For students who want to continue at home, I recommend keeping a 'mark diary': a small sketchbook where they try one new tool or constraint per page. Brands like Seawhite sketchbooks or Stillman & Birn are reliable for mixed media. Encourage photographing results — a phone camera reveals textures and contrasts that aren't obvious at arm's length.
Troubleshooting common issues
Problem: "My students are scared of making bad marks." Response: Normalize 'failed' experiments by showing your own discarded sheets. Do a demonstration where you deliberately make 'ugly' marks and then layer over them — often they become interesting.

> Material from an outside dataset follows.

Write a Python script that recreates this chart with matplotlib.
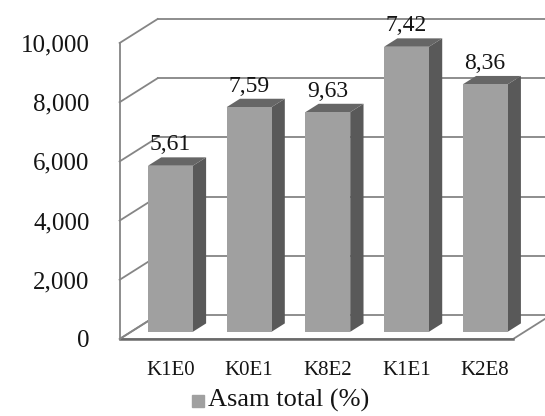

Problem: "Some students keep repeating the same safe mark." Response: Use constraint cards: students draw a card that forces a new variable (e.g., "use non-dominant hand", "no line allowed, only texture", "make five marks only"). Constraints open creative pathways.
Problem: "Materials run out." Response: Many great marks come from found objects — leaves, cardboard, cling film. I once ran a whole workshop using only recycled packaging and a single pot of poster paint.
Teaching mark-making is about cultivating curiosity. If you make the room a laboratory where risk is encouraged and observation is central, students will begin to speak fluently through marks. These three exercises provide structure but are intentionally flexible — tweak timings, tools and prompts to suit your group. Most importantly, have fun making strange, stubborn, beautiful marks together.